Basically if you buy a ticket for this film you strike the following deal; spend twenty minutes or so listening to cod-philosophy and trying to understand old mumble lips then get rewarded with about an hour of explosions and carnage …and it’s a deal worth making because whilst Rambo may be dumb and extremely violent (even by the standards of the series although this has more in common with the comic book excesses of Robocop) it is incredibly good fun.

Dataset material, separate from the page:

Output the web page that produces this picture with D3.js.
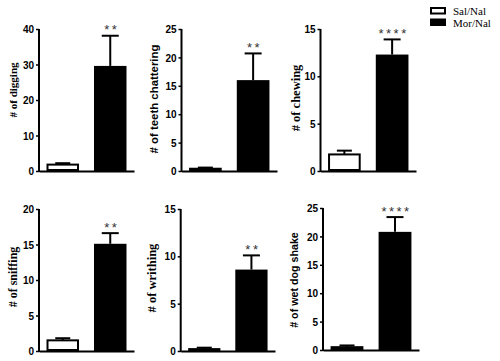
<!DOCTYPE html>
<html>
<head>
<meta charset="utf-8">
<script src="https://cdn.jsdelivr.net/npm/d3@7"></script>
<style>
  body { margin: 0; background: #fff; }
  .tick text { font-family: "Liberation Sans", Arial, sans-serif; font-weight: bold; font-size: 10px; }
</style>
</head>
<body>
<div id="chart"></div>
<script>
// data
const groups = ["Sal/Nal", "Mor/Nal"];
const labels = ["# of digging", "# of teeth chattering", "# of chewing", "# of sniffing", "# of writhing", "# of wet dog shake"];
const salMean = [1.8, 0.4, 1.75, 1.5, 0.2, 0.5];
const salSem = [0.4, 0.2, 0.4, 0.3, 0.15, 0.3];
const morMean = [29.6, 16.0, 12.3, 15.1, 8.6, 20.8];
const morSem = [8.5, 4.7, 1.6, 1.5, 1.5, 2.6];
const yMax = [40, 25, 15, 20, 15, 25];
const yStep = [10, 5, 5, 5, 5, 5];
const stars = ["**", "**", "****", "**", "**", "****"];

// panel placement
const layout = [
    { x0: 39, x1: 134, top: 29, bot: 171, labX: 13, labY: 90, font: "serif", size: 11 },
    { x0: 181.5, x1: 277, top: 29, bot: 171, labX: 154, labY: 99, font: "sans", size: 11.4 },
    { x0: 320.5, x1: 416, top: 29, bot: 171, labX: 296, labY: 98, font: "serif", size: 12.5 },
    { x0: 39, x1: 134, top: 209, bot: 351, labX: 13, labY: 277, font: "serif", size: 12 },
    { x0: 180.7, x1: 275, top: 209, bot: 351, labX: 152, labY: 278, font: "serif", size: 12.5 },
    { x0: 323, x1: 419, top: 208, bot: 350, labX: 294, labY: 280, font: "sans", size: 10.7 }
];

const w = 500, h = 361;
const svg = d3.select("#chart").append("svg")
    .attr("width", w)
    .attr("height", h)
    .style("background", "#fff");

labels.forEach((lab, i) => {
    const L = layout[i];
    const g = svg.append("g");

    const x = d3.scaleBand()
        .domain(groups)
        .range([L.x0, L.x1])
        .paddingInner(0.316)
        .paddingOuter(0.158);

    const y = d3.scaleLinear()
        .domain([0, yMax[i]])
        .range([L.bot, L.top]);

    const rows = [
        { grp: groups[0], mean: salMean[i], sem: salSem[i], fill: "#fff" },
        { grp: groups[1], mean: morMean[i], sem: morSem[i], fill: "#000" }
    ];

    // error bars (upper only)
    rows.forEach(d => {
        const cx = x(d.grp) + x.bandwidth() / 2;
        const capW = d.fill === "#fff" ? 15 : 17;
        g.append("line")
            .attr("x1", cx).attr("x2", cx)
            .attr("y1", y(d.mean)).attr("y2", y(d.mean + d.sem))
            .attr("stroke", "#000").attr("stroke-width", 2);
        g.append("line")
            .attr("x1", cx - capW / 2).attr("x2", cx + capW / 2)
            .attr("y1", y(d.mean + d.sem)).attr("y2", y(d.mean + d.sem))
            .attr("stroke", "#000").attr("stroke-width", 2);
    });

    g.selectAll("rect.bar")
        .data(rows)
        .enter()
        .append("rect")
        .attr("class", "bar")
        .attr("x", d => x(d.grp) + (d.fill === "#fff" ? 1 : 0))
        .attr("width", d => x.bandwidth() - (d.fill === "#fff" ? 2 : 0))
        .attr("y", d => y(d.mean))
        .attr("height", d => L.bot - y(d.mean) - (d.fill === "#fff" ? 1 : 0))
        .attr("fill", d => d.fill)
        .attr("stroke", "#000")
        .attr("stroke-width", d => d.fill === "#fff" ? 2 : 0);

    // significance stars
    const top = rows[1];
    g.append("text")
        .attr("x", x(top.grp) + x.bandwidth() / 2 + 1.5)
        .attr("y", y(top.mean + top.sem) - 1.5)
        .attr("text-anchor", "middle")
        .style("font-family", "'Liberation Sans', Arial, sans-serif")
        .style("font-size", "13px")
        .style("letter-spacing", "2.5px")
        .style("fill", "#333")
        .text(stars[i]);

    // axes
    const yAxis = d3.axisLeft(y)
        .tickValues(d3.range(0, yMax[i] + 0.001, yStep[i]))
        .tickSize(3)
        .tickSizeOuter(0)
        .tickPadding(2);
    const ya = g.append("g")
        .attr("transform", `translate(${L.x0},0)`)
        .call(yAxis);
    ya.select(".domain").attr("stroke-width", 2).attr("d", `M0,${L.bot + 1}V${L.top}`);
    ya.selectAll(".tick line").attr("stroke-width", 1.5);
    ya.selectAll(".tick text").attr("dy", "0.36em");

    const xAxis = d3.axisBottom(x).tickValues([]).tickSizeOuter(0);
    const xa = g.append("g")
        .attr("transform", `translate(0,${L.bot})`)
        .call(xAxis);
    xa.select(".domain").attr("stroke-width", 2);

    g.append("text")
        .attr("transform", `translate(${L.labX},${L.labY}) rotate(-90)`)
        .attr("text-anchor", "middle")
        .attr("dominant-baseline", "central")
        .style("font-family", L.font === "serif" ? "'Liberation Serif', 'Times New Roman', serif" : "'Liberation Sans', Arial, sans-serif")
        .style("font-weight", "bold")
        .style("font-size", L.size + "px")
        .text(lab);
});

// legend
const legend = svg.append("g");
const legFill = ["#fff", "#000"];
const legY = [8, 19.5];
groups.forEach((grp, i) => {
    legend.append("rect")
        .attr("x", 431).attr("y", legY[i])
        .attr("width", 14).attr("height", 5.5)
        .attr("fill", legFill[i])
        .attr("stroke", "#000")
        .attr("stroke-width", 2);
    legend.append("text")
        .attr("x", 453)
        .attr("y", legY[i] + 3)
        .attr("dominant-baseline", "central")
        .style("font-family", "'Liberation Serif', 'Times New Roman', serif")
        .style("font-size", "11px")
        .text(grp);
});
</script>
</body>
</html>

In fact it shows that for all the bells and whistles of intelligence and nuance sometimes nothing beats a good old fashioned can of whoop-ass.
Buy a ticket, turn off your brain and enjoy.
6/10
p.s. just how many people has this guy killed?
The below chart calculates the figure at 220 and by my reckoning that (plus the severe lack of lovin’) equals severe psychological trauma … Rambo V: The Breakdown anyone?

the odeon are not showing the film for commercial decsions, I would of thought that this would have been a good film for them. more than meets the eye with this one me thinks
Posters were up at our local Odeon so this seems to be a recent decision. ‘Commercial reasons’ could mean more that simply not expecting it to sell many tickets etc – Sony could be asking for higher screening fees etc and Odeon might not want to concede / set a precedent etc. Rambo still did very well at the box office considering Odeon’s refusal to screen it so I don’t think they were thinking of just box office.